Quick answer
Use this hub when the project is supported by a round pier, post footing, or reinforced concrete column. The estimate begins with a known inside diameter or section size and ends before the design of the reinforcement cage or connection hardware.

| Element | Start here | Main boundary |
|---|---|---|
| Round pier in a tube form | Sonotube pier planning | Frost, overbreak, and base geometry are separate from the main cylinder |
| Square, rectangular, or round column | Concrete column planning | Cage layout and structural detailing come from the drawings |
Planning sequence
- Confirm whether the element is a pier, pedestal, or structural column.
- Measure the uniform concrete section only between actual pour limits.
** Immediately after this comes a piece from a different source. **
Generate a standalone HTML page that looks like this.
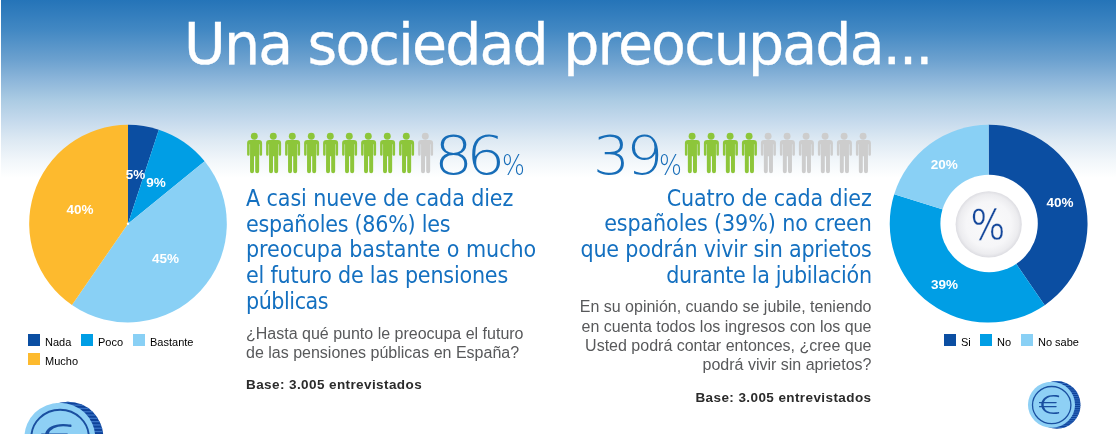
<!DOCTYPE html>
<html lang="es"><head><meta charset="utf-8"><title>Una sociedad preocupada</title>
<style>
html,body{margin:0;padding:0;background:#fff;}
body{width:1116px;height:434px;overflow:hidden;position:relative;font-family:"Liberation Sans",Arial,sans-serif;}
#bg{position:absolute;left:1px;top:0;width:1115px;height:434px;background:linear-gradient(to bottom,#2574b8 0px,#4288c3 30px,#6ca1cf 60px,#8db6da 80px,#abcbe3 100px,#c4d9ec 120px,#dde9f3 140px,#f1f6fa 160px,#ffffff 178px);}
#art{position:absolute;left:0;top:0;}
h1{position:absolute;margin:0;left:184px;text-align:left;color:#fff;font-family:"DejaVu Sans",sans-serif;font-weight:normal;font-size:57px;line-height:66px;white-space:nowrap;letter-spacing:-1.84px;top:11px;-webkit-text-stroke:0.35px #fff;}
.blue{position:absolute;margin:0;color:#1470c0;font-family:"DejaVu Sans Condensed","DejaVu Sans",sans-serif;font-size:23px;line-height:25.75px;white-space:nowrap;letter-spacing:-0.1px;}
.gray{position:absolute;margin:0;color:#58595b;font-size:16px;line-height:19px;white-space:nowrap;}
.base{position:absolute;margin:0;color:#2b2b2b;font-weight:bold;font-size:13.5px;line-height:16px;letter-spacing:0.41px;white-space:nowrap;}
.r{text-align:right;}
.big{position:absolute;color:#176db8;font-family:"DejaVu Sans Light","DejaVu Sans",sans-serif;font-weight:200;font-size:52.5px;line-height:52px;white-space:nowrap;transform-origin:0 0;letter-spacing:-5.9px;transform:scaleX(1.17);}
.sm{position:absolute;color:#176db8;font-family:"DejaVu Sans Light","DejaVu Sans",sans-serif;font-weight:200;font-size:28px;line-height:28px;white-space:nowrap;transform-origin:0 0;transform:scaleX(0.86);}
.lbl{position:absolute;color:#fff;font-weight:bold;font-size:13.5px;line-height:14px;white-space:nowrap;transform:translate(-50%,-50%);}
.leg{position:absolute;font-size:11px;line-height:12px;color:#000;white-space:nowrap;}
.leg span{position:relative;top:2px;}
.leg i{position:absolute;width:12px;height:12px;top:0;}
.pct{position:absolute;left:988.3px;top:224.6px;color:#14479b;font-family:"NanumGothic","Liberation Sans",sans-serif;font-size:41px;line-height:41px;-webkit-text-stroke:0.3px #f7f7f9;transform:translate(-50%,-50%) scaleX(0.88);}
</style></head><body>
<div id="bg"></div>
<svg id="art" width="1116" height="434" viewBox="0 0 1116 434">
<defs><symbol id="p" viewBox="0 0 16 41" overflow="visible"><circle cx="7.8" cy="3.65" r="3.45"/><path d="M3.2,7.3 h9.2 a3.2,3.2 0 0 1 3.2,3.2 v11.4 a1.25,1.25 0 0 1 -2.5,0 v-10.2 h-0.45 v26.9 a1.97,1.97 0 0 1 -3.95,0 v-15 h-1.2 v15 a1.97,1.97 0 0 1 -3.95,0 v-26.9 h-0.45 v10.2 a1.25,1.25 0 0 1 -2.5,0 v-11.4 a3.2,3.2 0 0 1 3.2,-3.2 z"/></symbol>
<clipPath id="rimclip"><ellipse cx="5.4" cy="0.1" rx="23.6" ry="23.8"/></clipPath>
<g id="coin">
<ellipse cx="5.4" cy="0.1" rx="23.6" ry="23.8" fill="#0d429a"/>
<g clip-path="url(#rimclip)" fill="#3a74c6"><rect x="0" y="-24.00" width="32" height="0.85"/><rect x="0" y="-21.80" width="32" height="0.85"/><rect x="0" y="-19.60" width="32" height="0.85"/><rect x="0" y="-17.40" width="32" height="0.85"/><rect x="0" y="-15.20" width="32" height="0.85"/><rect x="0" y="-13.00" width="32" height="0.85"/><rect x="0" y="-10.80" width="32" height="0.85"/><rect x="0" y="-8.60" width="32" height="0.85"/><rect x="0" y="-6.40" width="32" height="0.85"/><rect x="0" y="-4.20" width="32" height="0.85"/><rect x="0" y="-2.00" width="32" height="0.85"/><rect x="0" y="0.20" width="32" height="0.85"/><rect x="0" y="2.40" width="32" height="0.85"/><rect x="0" y="4.60" width="32" height="0.85"/><rect x="0" y="6.80" width="32" height="0.85"/><rect x="0" y="9.00" width="32" height="0.85"/><rect x="0" y="11.20" width="32" height="0.85"/><rect x="0" y="13.40" width="32" height="0.85"/><rect x="0" y="15.60" width="32" height="0.85"/><rect x="0" y="17.80" width="32" height="0.85"/><rect x="0" y="20.00" width="32" height="0.85"/><rect x="0" y="22.20" width="32" height="0.85"/><rect x="0" y="24.40" width="32" height="0.85"/></g>
<ellipse cx="0" cy="0" rx="23.55" ry="22.95" fill="#8ed0f5"/>
<ellipse cx="0.2" cy="0.3" rx="19.2" ry="18.6" fill="none" stroke="#1a4fa0" stroke-width="1.3"/>
<text transform="translate(-12.4,9.1) scale(1.36,1.02)" x="0" y="0" font-family="NanumGothic, 'DejaVu Sans', sans-serif" font-size="24" fill="#1a4fa0">€</text>
</g>
<radialGradient id="rg" cx="50%" cy="50%" r="50%"><stop offset="0" stop-color="#fafafb"/><stop offset="0.68" stop-color="#f6f6f8"/><stop offset="0.9" stop-color="#ececef"/><stop offset="1" stop-color="#dddde2"/></radialGradient>
</defs>
<path d="M128.00,223.65 L128.00,124.85 A98.8,98.8 0 0 1 158.83,129.78 Z" fill="#0b4ea2"/>
<path d="M128.00,223.65 L158.83,129.78 A98.8,98.8 0 0 1 204.68,161.35 Z" fill="#009ee5"/>
<path d="M128.00,223.65 L204.68,161.35 A98.8,98.8 0 0 1 71.97,305.03 Z" fill="#89d0f5"/>
<path d="M128.00,223.65 L71.97,305.03 A98.8,98.8 0 0 1 128.00,124.85 Z" fill="#fdba2e"/>
<circle cx="128" cy="223.8" r="1.2" fill="#fff"/>
<path d="M988.65,223.70 L988.65,124.80 A98.9,98.9 0 0 1 1044.73,305.16 Z" fill="#0b4ea2"/>
<path d="M988.65,223.70 L1044.73,305.16 A98.9,98.9 0 0 1 894.21,194.33 Z" fill="#009ee5"/>
<path d="M988.65,223.70 L894.21,194.33 A98.9,98.9 0 0 1 988.65,124.80 Z" fill="#89d0f5"/>
<circle cx="989.1" cy="223.5" r="48.7" fill="#fff"/>
<circle cx="988.7" cy="224.3" r="33.1" fill="url(#rg)"/>
<use href="#p" x="246.5" y="132.6" width="16" height="41" fill="#8dc63a"/>
<use href="#p" x="265.5" y="132.6" width="16" height="41" fill="#8dc63a"/>
<use href="#p" x="284.5" y="132.6" width="16" height="41" fill="#8dc63a"/>
<use href="#p" x="303.5" y="132.6" width="16" height="41" fill="#8dc63a"/>
<use href="#p" x="322.5" y="132.6" width="16" height="41" fill="#8dc63a"/>
<use href="#p" x="341.5" y="132.6" width="16" height="41" fill="#8dc63a"/>
<use href="#p" x="360.5" y="132.6" width="16" height="41" fill="#8dc63a"/>
<use href="#p" x="379.5" y="132.6" width="16" height="41" fill="#8dc63a"/>
<use href="#p" x="398.5" y="132.6" width="16" height="41" fill="#8dc63a"/>
<use href="#p" x="417.5" y="132.6" width="16" height="41" fill="#cdcdcd"/>
<use href="#p" x="684.3" y="132.6" width="16" height="41" fill="#8dc63a"/>
<use href="#p" x="703.3" y="132.6" width="16" height="41" fill="#8dc63a"/>
<use href="#p" x="722.3" y="132.6" width="16" height="41" fill="#8dc63a"/>
<use href="#p" x="741.3" y="132.6" width="16" height="41" fill="#8dc63a"/>
<use href="#p" x="760.3" y="132.6" width="16" height="41" fill="#cdcdcd"/>
<use href="#p" x="779.3" y="132.6" width="16" height="41" fill="#cdcdcd"/>
<use href="#p" x="798.3" y="132.6" width="16" height="41" fill="#cdcdcd"/>
<use href="#p" x="817.3" y="132.6" width="16" height="41" fill="#cdcdcd"/>
<use href="#p" x="836.3" y="132.6" width="16" height="41" fill="#cdcdcd"/>
<use href="#p" x="855.3" y="132.6" width="16" height="41" fill="#cdcdcd"/>
<use href="#coin" transform="translate(59.8,437.2) scale(1.5)"/>
<use href="#coin" transform="translate(1051.5,404.8) scale(1)"/>
</svg>
<h1>Una sociedad preocupada...</h1>

<div class="big" style="left:434.1px;top:130px">86</div><div class="sm" style="left:502px;top:152px">%</div>
<div class="big" style="left:593px;top:130px;transform:scaleX(1.108);letter-spacing:-3.4px">39</div><div class="sm" style="left:659px;top:152px">%</div>

<p class="blue" style="left:246px;top:185.8px">A casi nueve de cada diez<br><span style="letter-spacing:-0.245px">españoles (86%) les</span><br><span style="letter-spacing:-0.03px">preocupa bastante o mucho</span><br><span style="letter-spacing:-0.19px">el futuro de las pensiones</span><br><span style="letter-spacing:-0.45px">públicas</span></p>
<p class="gray" style="left:246px;top:324px">¿Hasta qué punto le preocupa el futuro<br>de las pensiones públicas en España?</p>
<p class="base" style="left:246px;top:377px">Base: 3.005 entrevistados</p>

<p class="blue r" style="right:244.3px;top:185.5px">Cuatro de cada diez<br>españoles (39%) no creen<br><span style="letter-spacing:-0.2px">que podrán vivir sin aprietos</span><br><span style="letter-spacing:-0.315px">durante la jubilación</span></p>
<p class="gray r" style="right:244.5px;top:297.4px;line-height:19.3px">En su opinión, cuando se jubile, teniendo<br>en cuenta todos los ingresos con los que<br>Usted podrá contar entonces, ¿cree que<br>podrá vivir sin aprietos?</p>
<p class="base r" style="right:244.5px;top:390px">Base: 3.005 entrevistados</p>

<span class="lbl" style="left:135.6px;top:175px">5%</span>
<span class="lbl" style="left:156px;top:183px">9%</span>
<span class="lbl" style="left:80px;top:209.5px">40%</span>
<span class="lbl" style="left:165.5px;top:258.5px">45%</span>
<span class="lbl" style="left:944.3px;top:164.5px">20%</span>
<span class="lbl" style="left:1060px;top:203px">40%</span>
<span class="lbl" style="left:944.5px;top:284.6px">39%</span>
<div class="pct">%</div>

<div class="leg" style="left:28px;top:334px"><i style="left:0;background:#0b4ea2"></i><span style="margin-left:17px">Nada</span></div>
<div class="leg" style="left:81px;top:334px"><i style="left:0;background:#009ee5"></i><span style="margin-left:17px">Poco</span></div>
<div class="leg" style="left:133px;top:334px"><i style="left:0;background:#89d0f5"></i><span style="margin-left:17px">Bastante</span></div>
<div class="leg" style="left:28px;top:353px"><i style="left:0;background:#fdba2e"></i><span style="margin-left:17px">Mucho</span></div>

<div class="leg" style="left:944px;top:334px"><i style="left:0;background:#0b4ea2"></i><span style="margin-left:17px">Si</span></div>
<div class="leg" style="left:980px;top:334px"><i style="left:0;background:#009ee5"></i><span style="margin-left:17px">No</span></div>
<div class="leg" style="left:1021px;top:334px"><i style="left:0;background:#89d0f5"></i><span style="margin-left:17px">No sabe</span></div>
</body></html>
- Separate flares, pedestals, capitals, and other nonuniform shapes.
- Use the structural detail for reinforcement, cover, and hardware assumptions.
- Verify bearing depth, uplift, and local review requirements before ordering.
Frequently asked questions
Can the same estimate rule be used for piers and columns?
Only at the level of basic geometry. The support, reinforcement, and design assumptions are different enough that the two types are easier to review as separate estimating problems.
When should a pier or column be split into multiple quantities?
Whenever bases, capitals, pedestals, or section sizes change enough that the main prism or cylinder no longer describes the whole concrete shape.